SquashPhaseDetector/
├── backend/ # FastAPI backend
│ ├── routers/ # API endpoints (video.py, segmentation.py, etc.)
│ ├── models/ # ML model integration (sam2_model.py, etc.)
│ ├── utils/ # Utility functions (video.py, etc.)
│ └── app.py # Main FastAPI application
├── frontend/
│ ├── src/
│ │ ├── components/ # React components (video/, segmentation/, etc.)
│ │ ├── services/ # API service functions (api/video.ts, api/segmentation.ts)
│ │ ├── pages/ # Top-level page components (VideoDetailPage.tsx)

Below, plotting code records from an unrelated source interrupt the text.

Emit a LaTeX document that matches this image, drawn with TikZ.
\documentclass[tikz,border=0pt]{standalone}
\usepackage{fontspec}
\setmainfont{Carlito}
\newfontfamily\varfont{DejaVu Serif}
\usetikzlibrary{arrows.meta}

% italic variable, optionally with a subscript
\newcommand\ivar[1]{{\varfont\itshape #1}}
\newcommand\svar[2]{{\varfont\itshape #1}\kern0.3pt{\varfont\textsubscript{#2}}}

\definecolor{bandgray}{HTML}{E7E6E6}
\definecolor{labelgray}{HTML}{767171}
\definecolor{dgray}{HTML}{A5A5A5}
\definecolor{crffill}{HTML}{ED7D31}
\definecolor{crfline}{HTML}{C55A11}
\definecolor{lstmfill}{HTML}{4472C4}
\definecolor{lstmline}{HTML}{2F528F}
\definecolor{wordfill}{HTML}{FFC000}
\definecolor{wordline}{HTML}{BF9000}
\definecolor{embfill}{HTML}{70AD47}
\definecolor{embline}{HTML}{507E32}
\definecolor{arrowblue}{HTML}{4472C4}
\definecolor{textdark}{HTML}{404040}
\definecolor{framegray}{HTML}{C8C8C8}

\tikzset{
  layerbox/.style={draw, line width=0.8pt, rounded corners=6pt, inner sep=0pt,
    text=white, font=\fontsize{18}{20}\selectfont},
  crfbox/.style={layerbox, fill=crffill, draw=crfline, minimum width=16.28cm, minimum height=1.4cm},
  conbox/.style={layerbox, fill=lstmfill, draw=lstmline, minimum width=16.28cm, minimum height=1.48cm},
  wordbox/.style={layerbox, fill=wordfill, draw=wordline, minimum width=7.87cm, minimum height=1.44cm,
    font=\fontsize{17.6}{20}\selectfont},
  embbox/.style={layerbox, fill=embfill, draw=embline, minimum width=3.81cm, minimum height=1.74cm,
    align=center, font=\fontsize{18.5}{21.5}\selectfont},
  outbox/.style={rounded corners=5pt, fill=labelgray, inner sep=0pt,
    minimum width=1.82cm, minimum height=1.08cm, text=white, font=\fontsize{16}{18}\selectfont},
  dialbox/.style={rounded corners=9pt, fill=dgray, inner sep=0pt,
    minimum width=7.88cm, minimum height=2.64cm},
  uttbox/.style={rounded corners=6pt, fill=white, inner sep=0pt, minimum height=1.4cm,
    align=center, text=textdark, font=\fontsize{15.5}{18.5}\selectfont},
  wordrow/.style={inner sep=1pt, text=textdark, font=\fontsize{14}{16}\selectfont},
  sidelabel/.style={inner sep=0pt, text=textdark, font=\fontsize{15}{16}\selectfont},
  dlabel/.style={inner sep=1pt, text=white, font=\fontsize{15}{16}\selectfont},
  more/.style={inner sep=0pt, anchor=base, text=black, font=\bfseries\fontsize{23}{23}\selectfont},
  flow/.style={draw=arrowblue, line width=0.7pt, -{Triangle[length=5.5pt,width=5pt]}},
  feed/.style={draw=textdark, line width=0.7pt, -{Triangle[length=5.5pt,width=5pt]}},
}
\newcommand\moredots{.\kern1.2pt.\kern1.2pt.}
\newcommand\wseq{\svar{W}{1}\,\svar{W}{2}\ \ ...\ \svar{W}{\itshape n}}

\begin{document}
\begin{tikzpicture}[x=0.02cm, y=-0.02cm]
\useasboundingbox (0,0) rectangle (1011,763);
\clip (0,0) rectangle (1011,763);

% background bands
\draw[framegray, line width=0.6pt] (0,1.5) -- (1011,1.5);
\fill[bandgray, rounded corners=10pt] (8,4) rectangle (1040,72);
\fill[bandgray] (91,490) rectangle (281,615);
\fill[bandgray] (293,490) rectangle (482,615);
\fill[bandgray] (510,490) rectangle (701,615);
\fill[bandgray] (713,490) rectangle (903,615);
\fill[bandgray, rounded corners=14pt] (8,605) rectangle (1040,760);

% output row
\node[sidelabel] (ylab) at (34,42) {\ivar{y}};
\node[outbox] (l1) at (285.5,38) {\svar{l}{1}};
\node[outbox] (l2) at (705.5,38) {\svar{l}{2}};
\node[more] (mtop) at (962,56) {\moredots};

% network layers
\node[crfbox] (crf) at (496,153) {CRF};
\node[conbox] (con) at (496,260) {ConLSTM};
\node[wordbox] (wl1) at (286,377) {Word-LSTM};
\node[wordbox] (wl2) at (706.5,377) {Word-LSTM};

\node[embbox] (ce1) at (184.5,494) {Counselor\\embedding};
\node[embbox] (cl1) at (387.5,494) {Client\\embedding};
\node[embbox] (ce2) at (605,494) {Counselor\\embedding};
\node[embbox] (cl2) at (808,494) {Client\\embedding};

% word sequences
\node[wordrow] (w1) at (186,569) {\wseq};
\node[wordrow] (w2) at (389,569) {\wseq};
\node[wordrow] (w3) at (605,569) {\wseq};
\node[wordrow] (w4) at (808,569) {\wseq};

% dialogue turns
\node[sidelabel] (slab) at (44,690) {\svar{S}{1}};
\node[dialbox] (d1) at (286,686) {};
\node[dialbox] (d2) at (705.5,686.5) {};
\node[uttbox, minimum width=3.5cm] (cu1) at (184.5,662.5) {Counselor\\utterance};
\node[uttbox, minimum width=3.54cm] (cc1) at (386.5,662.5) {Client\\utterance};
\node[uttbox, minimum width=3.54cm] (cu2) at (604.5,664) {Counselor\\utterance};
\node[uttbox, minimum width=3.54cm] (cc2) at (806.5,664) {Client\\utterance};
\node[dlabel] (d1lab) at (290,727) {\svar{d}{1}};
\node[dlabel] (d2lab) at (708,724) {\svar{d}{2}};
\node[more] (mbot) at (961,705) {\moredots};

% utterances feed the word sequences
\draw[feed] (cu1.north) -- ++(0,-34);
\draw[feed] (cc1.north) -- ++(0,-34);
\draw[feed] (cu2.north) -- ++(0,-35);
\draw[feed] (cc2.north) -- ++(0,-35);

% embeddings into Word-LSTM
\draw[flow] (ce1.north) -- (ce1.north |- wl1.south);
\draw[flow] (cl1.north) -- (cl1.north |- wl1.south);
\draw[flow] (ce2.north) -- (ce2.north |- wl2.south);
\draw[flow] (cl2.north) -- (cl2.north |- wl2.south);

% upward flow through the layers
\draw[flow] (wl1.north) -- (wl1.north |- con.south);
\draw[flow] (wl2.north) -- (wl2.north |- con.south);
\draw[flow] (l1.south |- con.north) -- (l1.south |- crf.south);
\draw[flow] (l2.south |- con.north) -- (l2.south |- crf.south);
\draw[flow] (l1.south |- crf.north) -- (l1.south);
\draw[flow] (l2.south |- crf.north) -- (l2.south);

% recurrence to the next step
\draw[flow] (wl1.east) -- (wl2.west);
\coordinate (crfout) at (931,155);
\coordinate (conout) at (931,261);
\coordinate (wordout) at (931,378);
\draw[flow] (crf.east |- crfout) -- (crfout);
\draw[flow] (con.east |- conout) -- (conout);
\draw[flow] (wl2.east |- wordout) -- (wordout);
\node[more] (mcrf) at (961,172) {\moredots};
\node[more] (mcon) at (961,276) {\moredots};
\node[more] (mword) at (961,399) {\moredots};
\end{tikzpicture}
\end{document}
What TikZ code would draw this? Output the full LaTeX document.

│ │ ├── utils/ # Frontend utility functions (rleUtils.ts)
│ │ └── ...
│ └── Dockerfile
├── data/
│ ├── uploads/ # Directory for uploaded videos and extracted frames
│ │ └── [uuid]/
│ │ ├── frames/ # Extracted .jpg frames
│ │ ├── segmentation/ # Segmentation results in numpy arrays
│ │ │ ├── results/ # Results of segmentation masks for each frame
│ │ │ │ ├── 1/ #
│ │ │ │ ├── 2/ #
│ │ ├── pose/ # Pose detection results in numpy arrays
│ │ │ ├── results/ # { "frame_name": ..., "keypoints_data": ..., "keypoints_conf": ..., "bounding_box": ... }
│ │ │ │ ├── 1/ # Player 1
│ │ │ │ ├── 2/ # Player 2
│ │ ├── metadata.json # Video metadata
│ │ ├── pose.json # Pose detection frames indices for frontend
│ │ ├── segmentation.json # Segmentation marker inputs and frames indices for frontend
│ │ └── mainview_timestamp.csv
│ └── exports/
├── docker-compose.yml
├── README.md
└── ...
- Docker and Docker Compose
- NVIDIA GPU with CUDA support (for optimal performance)
- NVIDIA Container Toolkit installed
- SAM2 model weights (download instructions below)
- Clone the repository
- Start the containers:
docker-compose up --build- Access the API at
http://localhost:8000 - API documentation at
http://localhost:8000/docs
- Upload squash match video
- Find frames with main views
- Mark players in specific frames
- Generate player masks using SAM2
- Apply YOLO-Pose to detect body landmarks
The project uses Meta AI's Segment Anything Model 2 (SAM2) for high-quality player segmentation. SAM2 is a powerful foundation model for image segmentation that can be guided with prompts (points, boxes, or masks).
- After uploading a video, navigate to the segmentation tab
- Select a frame and mark positive points on the players (click on the player)
- Add negative points if needed (click on background or other elements)
- Process segmentation - SAM2 will generate masks for both players
- Masks are stored and linked to player tracking throughout the video
The project uses Ultralytics YOLO for pose detection, which provides accurate and efficient estimation of player poses during the match. Additionally, it integrates seamlessly with the segmentation results to enhance player tracking and analysis.